Nous sommes à l'époque du téléphone fixe en bakélite de couleur grise dont le combiné est relié au socle par un fil, le cadran rond permet de faire son  numéro en plaçant le bout de son doigt dans le trou associé à un groupe de lettres et chiffres. Les numéros de vos correspondants avaient un charme aujourd'hui inconnu, dépendant d'un central téléphonique géographique, Par exemple, quand nous allions au cinéma, les bandes publicitaires étaient précédées du fameux numéro de Jean Mineur, Balzac 00 01 clamait l'annonce. Balzac correspondait au central du même nom situé dans le VIII arrondissement de Paris et il fallait composer BAL 00 01 pour obtenir le correspondant. Aujourd'hui les numéros ont dix chiffres moins parlants qu'un numéro de sécurité sociale.     
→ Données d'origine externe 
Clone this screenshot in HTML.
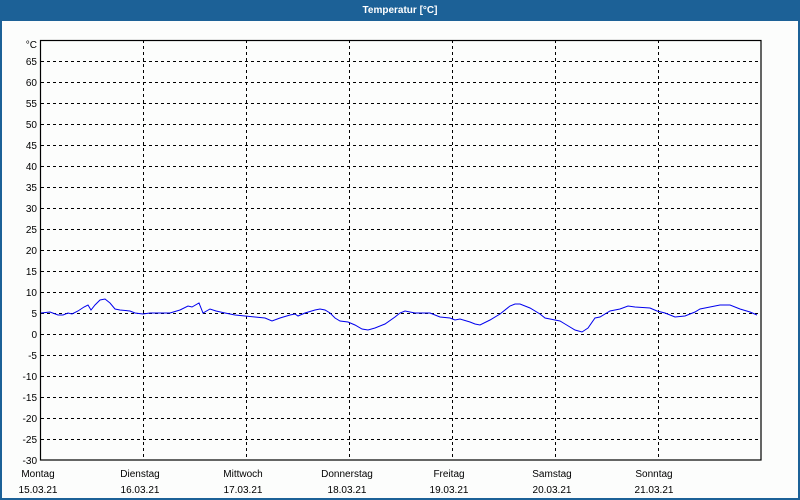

Les téléphones fixes, comme on les appelle de nos jours, méritaient bien leur nom car ils vous maintenaient comme une ancre à leur prise d'attache. Désormais les portables se sont répandus à une vitesse folle allant jusqu'à contaminer les postes fixes puisque ceux-ci voient leurs combinés dissociés de leurs bases ce qui permet de circuler librement dans l'appartement le téléphone à l'oreille. Téléphoner devient une activité physique et il semble inconcevable maintenant de converser sans bouger en même temps ou avoir une autre occupation en parallèle.

Je n'ai rien d'autre à vous dire sur le sujet aujourd'hui, mais si ça me revient je vous téléphone. A plus !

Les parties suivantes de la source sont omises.